Зато деньги почитались чрезмерно. Когда я покинул Францию, считалось вполне приличным их не иметь совсем или, получив их случайно, просто пустить на ветер. Я был поражен, увидев, что биржевые курсы, процентные ставки, достоинства валют заняли на первых полосах газет и в беседах светских людей место революционного марша, что крупные аферисты завораживали воображение людей, плененных прежде героями, реальными или вымышленными, что, наконец, репутация человека, ранг, занимаемый им в умах других, зависели от расточаемых им богатств. А еще самый что ни на есть пошлый конформизм устанавливал правила и границы этого хвастовства: приветствовалась и восхвалялась отнюдь не экстравагантность, а, напротив, похожесть, клише во всем — в поведении, одежде, развлечениях, культуре и т. д., бесконечное их рекламное пережевывание отупляло умы.
Поспешно, со всех точек зрения и отовсюду разом, мы вошли в эру вульгарности. Люди, недостойные наследники того духа предков, который озарил Европу, извлекали удовольствие и обыденный материал своих бесед из ежедневного спектакля каучуковых марионеток, полагающих, что они участвуют в представлениях среди великих мира сего в спектаклях, где грубость черт уступала лишь стереотипной глупости реплик, и они полагали, что это Мольер. Юмор был забыт ради ерунды, дерзость — ради мошенничества. Восхищение вызывали лжецы, кравшие у других сюжет и форму книг, причем жульничество было совершенно бесстыдным, а сам мошенник — на виду у всех и мог бы дать обильный материал для журналистского расследования; но странно — то, что не простили бы кандидату в бакалавры, вполне сходило с рук высокопоставленному лицу, и всегда находилось достаточно услужливых языков, чтобы объявить вопиющую непорядочность безграничным благородством гения.
Я говорю об этих низостях (впрочем, признаю, может, по наивности я преувеличиваю их новизну), потому что, как я полагал, они могли фигурировать в незаконченном письме А. Я решительно не мог поверить, что у него были лишь сентиментальные причины; вернее, я не мог помешать себе думать, что для человека, каким я его помнил и каким, казалось, он оставался, любовные разочарования могли обрести такую чудовищную силу, если их не усугубили до крайности куда более серьезные, философские проблемы.
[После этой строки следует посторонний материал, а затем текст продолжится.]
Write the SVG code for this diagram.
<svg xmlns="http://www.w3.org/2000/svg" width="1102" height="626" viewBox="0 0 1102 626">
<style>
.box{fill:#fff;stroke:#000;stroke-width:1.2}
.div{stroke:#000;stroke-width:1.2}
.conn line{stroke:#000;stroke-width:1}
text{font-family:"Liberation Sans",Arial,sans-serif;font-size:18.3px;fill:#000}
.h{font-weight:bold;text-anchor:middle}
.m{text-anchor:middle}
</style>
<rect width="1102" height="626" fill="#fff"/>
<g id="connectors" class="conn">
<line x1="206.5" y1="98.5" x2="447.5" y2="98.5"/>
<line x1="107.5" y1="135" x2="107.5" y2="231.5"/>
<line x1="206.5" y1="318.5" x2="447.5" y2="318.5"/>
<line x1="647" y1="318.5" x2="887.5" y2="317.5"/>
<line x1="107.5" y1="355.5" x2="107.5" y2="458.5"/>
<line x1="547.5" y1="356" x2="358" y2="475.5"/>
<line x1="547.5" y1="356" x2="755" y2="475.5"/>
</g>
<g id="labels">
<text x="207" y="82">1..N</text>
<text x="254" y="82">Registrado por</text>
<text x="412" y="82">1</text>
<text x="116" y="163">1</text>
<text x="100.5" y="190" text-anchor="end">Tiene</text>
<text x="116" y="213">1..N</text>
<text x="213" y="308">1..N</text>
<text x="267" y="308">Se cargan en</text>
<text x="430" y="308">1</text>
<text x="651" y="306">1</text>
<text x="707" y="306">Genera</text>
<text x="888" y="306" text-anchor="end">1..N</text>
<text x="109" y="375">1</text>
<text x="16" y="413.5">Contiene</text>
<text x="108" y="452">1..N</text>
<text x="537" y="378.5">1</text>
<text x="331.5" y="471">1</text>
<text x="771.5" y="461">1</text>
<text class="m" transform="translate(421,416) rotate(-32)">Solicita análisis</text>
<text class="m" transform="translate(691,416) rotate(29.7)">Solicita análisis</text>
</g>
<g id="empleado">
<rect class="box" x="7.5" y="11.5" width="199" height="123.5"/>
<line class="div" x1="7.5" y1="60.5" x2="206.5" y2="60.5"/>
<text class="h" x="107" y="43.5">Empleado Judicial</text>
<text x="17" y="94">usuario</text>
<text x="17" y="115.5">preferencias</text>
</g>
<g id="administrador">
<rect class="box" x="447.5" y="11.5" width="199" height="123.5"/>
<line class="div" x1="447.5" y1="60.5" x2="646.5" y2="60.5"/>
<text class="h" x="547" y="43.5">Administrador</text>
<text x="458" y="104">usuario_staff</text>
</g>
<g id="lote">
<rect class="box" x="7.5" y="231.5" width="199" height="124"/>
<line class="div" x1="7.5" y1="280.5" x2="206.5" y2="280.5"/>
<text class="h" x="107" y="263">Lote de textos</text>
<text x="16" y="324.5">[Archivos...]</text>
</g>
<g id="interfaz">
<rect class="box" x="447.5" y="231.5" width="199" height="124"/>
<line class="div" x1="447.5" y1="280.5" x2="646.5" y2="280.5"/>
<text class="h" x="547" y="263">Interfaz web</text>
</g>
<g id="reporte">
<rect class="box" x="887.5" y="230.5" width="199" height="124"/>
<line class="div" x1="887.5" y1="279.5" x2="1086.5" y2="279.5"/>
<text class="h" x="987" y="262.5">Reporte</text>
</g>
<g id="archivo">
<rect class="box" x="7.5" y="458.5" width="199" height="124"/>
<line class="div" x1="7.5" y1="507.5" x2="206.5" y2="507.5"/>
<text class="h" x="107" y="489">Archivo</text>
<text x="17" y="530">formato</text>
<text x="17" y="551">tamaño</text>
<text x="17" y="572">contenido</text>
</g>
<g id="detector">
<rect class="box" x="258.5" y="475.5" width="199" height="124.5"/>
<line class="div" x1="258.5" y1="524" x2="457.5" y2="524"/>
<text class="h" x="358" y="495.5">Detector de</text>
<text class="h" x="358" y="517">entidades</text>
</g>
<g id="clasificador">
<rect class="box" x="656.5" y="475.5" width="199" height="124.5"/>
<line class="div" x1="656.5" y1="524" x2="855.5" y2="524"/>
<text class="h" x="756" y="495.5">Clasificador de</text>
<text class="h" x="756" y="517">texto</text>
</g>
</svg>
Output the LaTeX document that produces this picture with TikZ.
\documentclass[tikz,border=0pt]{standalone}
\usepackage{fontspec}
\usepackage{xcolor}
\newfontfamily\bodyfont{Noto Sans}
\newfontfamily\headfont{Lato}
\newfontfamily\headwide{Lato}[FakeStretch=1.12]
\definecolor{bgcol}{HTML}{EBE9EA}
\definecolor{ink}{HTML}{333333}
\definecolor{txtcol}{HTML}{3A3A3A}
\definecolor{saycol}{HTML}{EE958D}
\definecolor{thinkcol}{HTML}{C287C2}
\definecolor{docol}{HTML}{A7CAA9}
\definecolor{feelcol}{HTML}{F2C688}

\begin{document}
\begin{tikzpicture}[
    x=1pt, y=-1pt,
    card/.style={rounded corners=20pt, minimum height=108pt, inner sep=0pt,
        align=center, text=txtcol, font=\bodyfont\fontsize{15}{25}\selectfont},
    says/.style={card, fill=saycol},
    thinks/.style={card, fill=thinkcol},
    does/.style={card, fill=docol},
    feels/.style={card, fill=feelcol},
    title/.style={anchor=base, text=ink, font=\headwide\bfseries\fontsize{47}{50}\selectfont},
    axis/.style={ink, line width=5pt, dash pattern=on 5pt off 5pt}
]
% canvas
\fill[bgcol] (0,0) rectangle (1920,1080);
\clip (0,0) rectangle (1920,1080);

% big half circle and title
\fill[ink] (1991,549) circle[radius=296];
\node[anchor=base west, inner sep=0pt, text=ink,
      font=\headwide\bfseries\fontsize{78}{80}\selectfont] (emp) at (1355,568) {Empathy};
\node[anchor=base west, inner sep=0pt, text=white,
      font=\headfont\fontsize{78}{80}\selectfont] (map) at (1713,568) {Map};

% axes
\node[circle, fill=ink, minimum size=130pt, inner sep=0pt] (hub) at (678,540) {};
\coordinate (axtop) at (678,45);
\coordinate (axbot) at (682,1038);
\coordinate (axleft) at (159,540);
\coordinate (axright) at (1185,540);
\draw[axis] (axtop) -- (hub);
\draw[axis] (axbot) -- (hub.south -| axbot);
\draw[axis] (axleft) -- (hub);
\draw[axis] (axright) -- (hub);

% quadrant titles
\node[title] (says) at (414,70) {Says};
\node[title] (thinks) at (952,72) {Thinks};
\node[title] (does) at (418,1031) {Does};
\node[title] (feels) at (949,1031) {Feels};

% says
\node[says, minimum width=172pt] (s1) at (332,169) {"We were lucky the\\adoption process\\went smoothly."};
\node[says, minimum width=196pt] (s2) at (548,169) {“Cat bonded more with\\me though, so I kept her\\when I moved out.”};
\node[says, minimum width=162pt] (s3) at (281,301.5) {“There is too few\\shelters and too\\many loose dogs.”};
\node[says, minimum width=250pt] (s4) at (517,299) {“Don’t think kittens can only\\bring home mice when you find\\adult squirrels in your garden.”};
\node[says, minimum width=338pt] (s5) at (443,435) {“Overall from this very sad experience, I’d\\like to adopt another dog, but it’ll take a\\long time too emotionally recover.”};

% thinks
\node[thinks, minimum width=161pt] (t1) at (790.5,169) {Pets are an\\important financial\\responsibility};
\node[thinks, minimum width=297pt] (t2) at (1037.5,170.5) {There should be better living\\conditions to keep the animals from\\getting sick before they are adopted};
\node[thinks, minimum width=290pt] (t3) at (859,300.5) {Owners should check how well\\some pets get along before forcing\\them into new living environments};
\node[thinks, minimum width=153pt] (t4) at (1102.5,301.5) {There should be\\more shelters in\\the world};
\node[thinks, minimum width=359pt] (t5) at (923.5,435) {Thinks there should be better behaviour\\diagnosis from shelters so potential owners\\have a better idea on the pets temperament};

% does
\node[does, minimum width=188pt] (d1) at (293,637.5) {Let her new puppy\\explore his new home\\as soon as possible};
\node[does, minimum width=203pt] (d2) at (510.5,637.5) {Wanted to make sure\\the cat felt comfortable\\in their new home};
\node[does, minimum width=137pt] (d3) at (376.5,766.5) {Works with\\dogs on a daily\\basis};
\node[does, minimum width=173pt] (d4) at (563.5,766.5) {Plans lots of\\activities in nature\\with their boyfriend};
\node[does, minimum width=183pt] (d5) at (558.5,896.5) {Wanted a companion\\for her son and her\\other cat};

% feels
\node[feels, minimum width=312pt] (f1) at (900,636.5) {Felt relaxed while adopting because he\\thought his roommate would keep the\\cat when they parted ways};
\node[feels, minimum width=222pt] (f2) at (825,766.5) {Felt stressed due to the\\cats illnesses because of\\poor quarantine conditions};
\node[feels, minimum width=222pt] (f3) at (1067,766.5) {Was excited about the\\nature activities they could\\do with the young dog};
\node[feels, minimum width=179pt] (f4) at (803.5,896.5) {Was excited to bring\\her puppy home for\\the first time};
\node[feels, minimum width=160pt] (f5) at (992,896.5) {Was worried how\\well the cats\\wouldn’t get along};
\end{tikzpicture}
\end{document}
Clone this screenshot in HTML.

Мне оставалось предположить, что исчезнувшая вдруг предстала перед ним как часть этого фальшивого мира или желающая в нем погрязнуть и ее уход он воспринял как переход во вражеский стан в разгар битвы (в миг поражения). Вот так — чисто гипотетически — дополнялся и усложнялся ее портрет: одна из веревок, душившая ее изнутри, была связана с романтичным стремлением к величественному одиночеству, к тому одиночеству, что присуще искусству, но сухой расчет уносил ее к рутинной, повседневной буржуазной жизни — то была душа одновременно возвышенная и пустая, драматичная и фривольная, утопающая в мечтах о великом и занятая пустяками, страдающая и разрываемая противоречивыми желаниями. Сомкнутые уста, как у Искариота во время последней Тайной вечери, напряжение между желанием предать и стыдом перед предательством. А может, я просто воображаю бури, бушевавшие в ней, реальность же была куда банальнее, и покинула она А. просто потому, что с ним было невозможно жить. В любом случае, все это навеяло мне разные мысли, которые я и должен высказать.
7
Поскольку я оплатил ее бесстыдную болтливость стофранковой купюрой, консьержка выдала мне, что в определенный период он «где-то лечился» и она переправляла ему почту и, кажется, сохранила адрес. Правда, она не могла его найти; еще одна стофранковая купюра подвигла ее перерыть свой грязный архив. Так я очутился на вилле с голубыми ставнями, расположенной в глубине сырого парка в западном пригороде. Я вспоминаю, как поднималась вода в Сене и под мостами бушевали бронзовые перекаты, я вспоминаю ветреный день, мчащиеся серые грозовые тучи, на фоне которых вырисовывались черные ветви деревьев, будто трещины на разбитом стекле неба. Врачи, естественно, сослались на профессиональную тайну. Зато я сумел убедить санитарку, француженку арабского происхождения с миловидным ликом Джугурта[6], сходить со мной после работы в ресторан, расположенный на перекрестке под названием Грас де Дье[7]; название напомнило мне песню Мак Орлана[8], и это было тем более странным, что в так называемой милости или хотя бы жалости было отказано тому, кто провел в этих местах шесть недель.